The resulting material – called “phase change material” – contains soybean oil, which is used to capture and release heat. Inside the coffee mug, phase change material cools hot beverages (traditionally 85 C for coffee and 100 C for tea) to 65 C within minutes. The material then works to transfer the energy back, maintaining the hot – but not too hot – temperature for up to several hours.
“Hot beverages are brewed at high temperatures for taste, but unfortunately once the temperature drops to a more drinkable state, it’s not warm for very long. This travel mug will change that,” he says.
The team has completed production on its first commercial mugs, which it will use to seek further industry partnerships and commercial distribution. But Narine says coffee cups are just the beginning. The phase material technology is applicable to food service items such as coffee carafes and serving dishes, as well as larger industrial uses and building materials.
For example, Narine has also used the phase material to develop a prototype for a heater for an indoor swimming pool.

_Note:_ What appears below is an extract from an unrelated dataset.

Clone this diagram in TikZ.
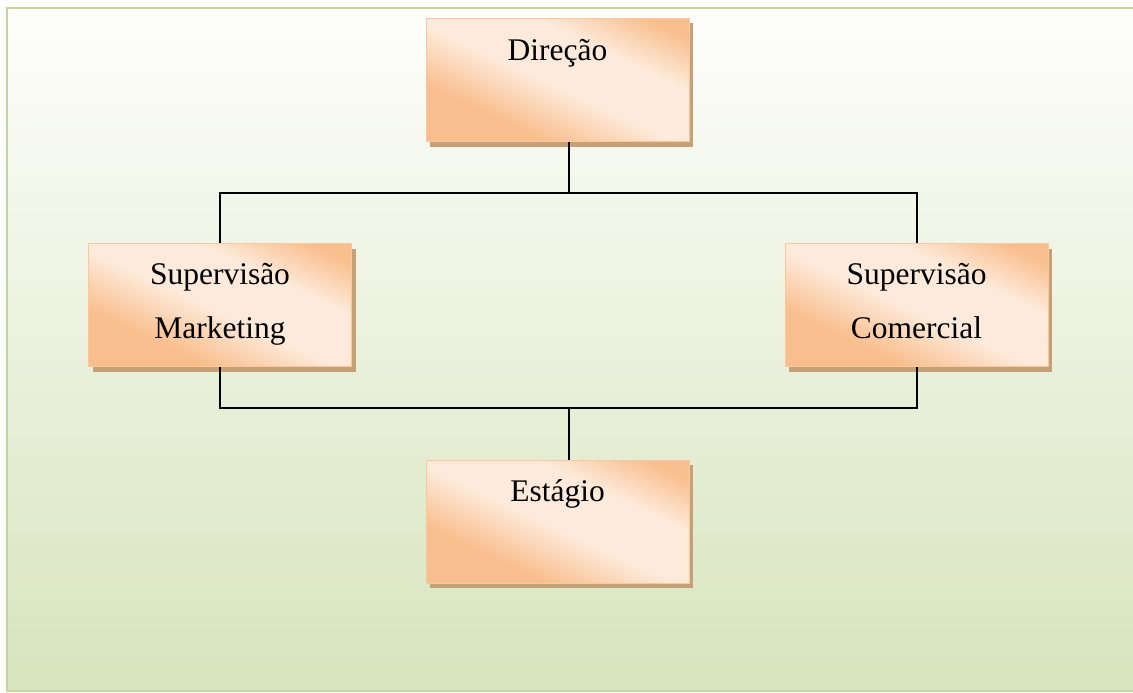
\documentclass[tikz,border=0pt]{standalone}
\usepackage{fontspec}
\setmainfont{Liberation Serif}
\usetikzlibrary{shadows}

\definecolor{frameGreen}{RGB}{195,214,155}
\definecolor{bgTop}{RGB}{254,254,252}
\definecolor{bgBottom}{RGB}{215,228,189}
\definecolor{boxOrange}{RGB}{249,190,141}
\definecolor{boxLight}{RGB}{253,234,218}
\definecolor{boxEdge}{RGB}{250,200,158}
\definecolor{boxShadow}{RGB}{198,160,118}

% diagonal orange / peach / orange fill of the boxes
\pgfdeclarehorizontalshading{boxshade}{100bp}{%
  color(0bp)=(boxOrange); color(32bp)=(boxOrange);
  color(48bp)=(boxLight); color(64bp)=(boxLight);
  color(78bp)=(boxOrange); color(100bp)=(boxOrange)}

\begin{document}
\begin{tikzpicture}[x=1pt,y=-1pt,
  orgbox/.style={rectangle, minimum width=263pt, minimum height=123pt,
    inner sep=0pt, draw=boxEdge, line width=1pt,
    shading=boxshade, shading angle=65,
    drop shadow={shadow xshift=4pt, shadow yshift=-5pt,
      fill=boxShadow, opacity=1}},
  lbl/.style={anchor=base, inner sep=0pt,
    font=\fontsize{31.5}{38}\selectfont},
  conn/.style={draw=black, line width=2pt}]

  % page area and green framed background
  \useasboundingbox (0,0) rectangle (1133,693);
  \shade[top color=bgTop, bottom color=bgBottom] (7,8) rectangle (1145,691);
  \draw[frameGreen, line width=2pt] (7,8) rectangle (1145,691);

  % boxes
  \node[orgbox] (dir) at (557.5,80) {};
  \node[orgbox] (mkt) at (220,305) {};
  \node[orgbox] (com) at (916.5,305) {};
  \node[orgbox] (est) at (557.5,521.5) {};

  % box texts
  \node[lbl] (dirT) at ([yshift=-43pt]dir.north) {Direção};
  \node[lbl] (mktA) at ([yshift=-41pt]mkt.north) {Supervisão};
  \node[lbl] (mktB) at ([yshift=-95pt]mkt.north) {Marketing};
  \node[lbl] (comA) at ([yshift=-41pt]com.north) {Supervisão};
  \node[lbl] (comB) at ([yshift=-95pt]com.north) {Comercial};
  \node[lbl] (estT) at ([yshift=-42pt]est.north) {Estágio};

  % junctions of the connectors
  \coordinate (j1) at (569,193);
  \coordinate (j2) at (569,408);

  % connectors
  \draw[conn] (j1 |- dir.south) -- (j1);
  \draw[conn] (mkt.north) |- (j1) -| (com.north);
  \draw[conn] (mkt.south) |- (j2) -| (com.south);
  \draw[conn] (j2) -- (j2 |- est.north);
\end{tikzpicture}
\end{document}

The pool is heated when hydro rates are lower, and its heater switches off when rates increase.
Narine has built a prototype unit containing the phase change material that is designed to melt at the desired temperature of 24 C. The material crystalizes when the water temperature begins to drop, releasing the stored heat into the pool water for several hours.
“It levels off the cooling curve of the pool, and over the course of the day, when the heater is off, the temperature only drops a small amount, saving approximately 80 per cent of energy,” Narine says. “By being fairly clever about this, one can significantly reduce one’s environmental footprint.”
Narine and his research team hold patents on a number of soy-based products, including polyurethane foams, plastics, lubricants, waxes, biofuel additives and microbial surfaces.
Narine’s work on soybean phase change material has been supported by Grain Farmers of Ontario, Natural Sciences and Engineering Research Council of Canada (NSERC) and Northwater Capital.
Pictured from left to right are: Michael Floros, Suresh Narine and Michael Tessier of Trent University.